The fourth area is mental health assistance for producers who must euthanize animals, as well as for “veterinarians and others involved in the difficult decisions and processes around euthanizing and disposing of animals.” Grassley could not estimate how much of Iowa’s pork may go to waste if producers can’t get their livestock to market, but he says the figures will be extremely high.

He’s hoping producers can salvage at least some of their animals. “Save what hogs you can for food banks and for people that can’t get food,” Grassley says. “Governor Reynolds has put out a program with the Pork Producers to move hogs to local locker plants so they can be slaughtered. The pigs will be given away.”

Grassley says each of the pork plants that have closed had been slaughtering at least 10,000 head of hogs per day, so there are tremendous numbers of pigs that aren’t being moved.

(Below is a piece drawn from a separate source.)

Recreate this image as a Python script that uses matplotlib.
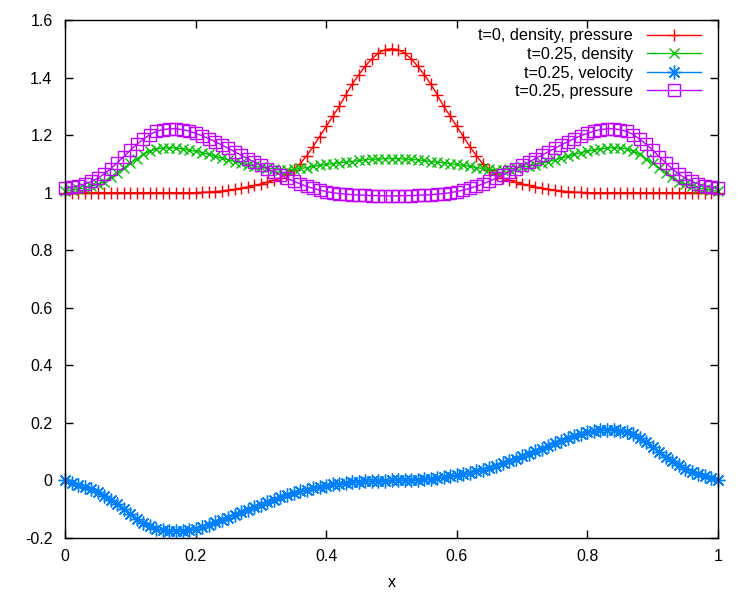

He says some grocery stores are already running short of pork products — from lunchmeat to ham to bacon — and shortages loom. Grassley says there’s perhaps a two-week supply of pork in storage.

“What I’m concerned about is,” Grassley says, “there’s an old saying, and I don’t think we’ve ever seen it play out in the United States, but we have seen it play out in other places around the world, that you’re only nine meals away from rioting, and we don’t want that to happen in the United States.”